Volume 2, Number 4, Fall, 1984



By John T. Sanders

The libertarian future has been portrayed, in essay and fiction, as the more or less total victory of tolerance over authoritarianism. Libertarian fiction offers examples, it is true, of continued conflict between statists and freedom fighters, but conflict among libertarians has largely been ignored. It is time, however, for the issue to be confronted, and libertarian futurists may be especially well suited to face it.

Socialists George Orwell and Arthur Koestler directed the attention of the world toward the internal problems they perceived within socialism in such remarkable books as Animal Farm and Darkness At Noon. Ursula Le Guin, in The Dispossessed, has shown us the dangers of peer pressure and convention that would be faced in an anarchistic society.

But what of libertarian writers? We read a great deal about some solid front of freedom lovers battling the forces of statism, but there is little or no literature that discusses problems within libertarianism that may confound or confuse the struggle for liberty.

It might be thought that no such problems exist. Or, if such problems are admitted, it might be argued that the time is not yet right to confront them openly. The 1983 Libertarian Party National convention, and the 1984 campaigns suggest otherwise. These events offer examples of power struggles within libertarianism, and one simp1y must face the fact that such conflicts are likely to color a society that has committed itself to freedom. One is forced to wonder about the political and social ramifications of such conflicts, as well as possible resolutions.

What do I have in mind? Let me assign labels to the participants in the most dramatic recent conflict: call it a conflict between Purists and Pragmatists. (I do not wish to malign either side in my choice of labels: and I hope that the labels will not stick to them, since labeling and categorizing inherently obscure the ideas of individuals. The labels are intended only to serve the exposition.)

The Purists are those who are committed to a particular fleshed-out version of libertarianism. They seek, for example, to write a Party platform that goes well beyond capturing the common ground that all libertarians might share (general as that may be), and spells out particular libertarian positions on a vast array of contemporary issues. From this description, it is clear that there is room for many species of Purist. In 1983 and 1984, one such species took the field.

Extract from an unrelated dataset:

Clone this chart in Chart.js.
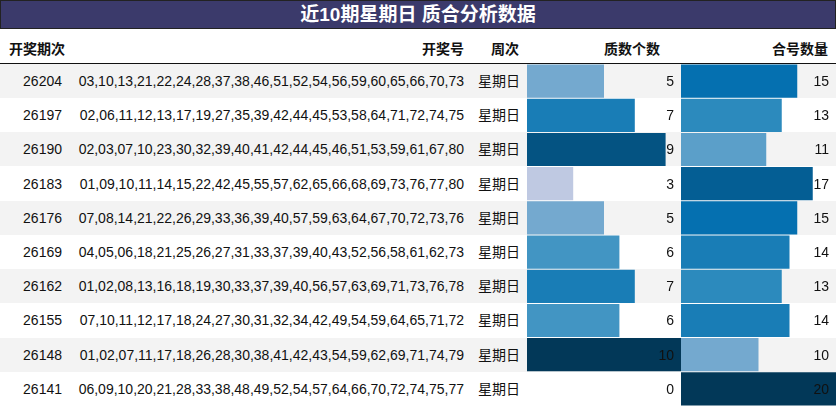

The Pragmatists, on the other hand, tend to play down differences among libertarians; they even try to minimize differences between libertarians and others. Their main concern seems to be success in calling public attention to libertarian concerns. Their efforts are devoted to media coverage, vote totals, and the like. The Pragmatists controlled the Party during the 1980 Presidential election, and they, too, came to do battle at the 1983 convention.

The Purists field candidates whose views are in line with a particular version of libertarianism. They are predictable and clearly chosen for their ability to represent an already worked-out doctrine. They do not pander to the masses; they speak clear libertarian truth, as it has been written.

The Pragmatists choose candidates who are likely to capture the attention of the mainstream. They are typically more imaginative and more interested in "politically viable" solutions to problems.

Purists castigate Pragmatists for their "lack of principle." They ask: "If the Pragmatists capture the attention of the mainstream, what reason is there to believe that what they say will be identifiably libertarian?" The Pragmatists, on the other hand, are concerned that the Purists won’t be listened to at all. Purists, in the Pragmatist’s views tend to form ineffectual private clubs.

Each of the contending groups has shown its willingness to try to control the movement. It is a classical political power struggle that has been going on. If either one is more than temporarily successfully and if libertarianism as conceived by the winner is itself successful in the broader society, will we not see particular libertarians trying to control society in the way that we have seen them trying to control the movement? If not, why not?

Karl Marx wrote a lot about eventually getting rid of government. As is well known, he believed that the first step, though, was to win control of government. Why? Because the proletarian movement had to be protected from the efforts of deposed bourgeois interests to reestablish class dominance. We can see what this "self-defense" has come to in the case of contemporary "freedom-loving" communist nations.

What will libertarians in political office do to defend a libertarian society against the efforts of statists to re-establish control? More germane to this essay, what would Purists do to prevent the rise of Pragmatists? And what would Pragmatists do to suppress the Purists?

This is the likely subject, I think, not only of essays, but of a future Prometheus Award winning novel. In the meantime. it would be interesting to see this issue discussed among libertarian futurists.

John T. Sanders teaches philosophy at the Rochester institute of Technology, and is the author of The Ethical Argument Against Government.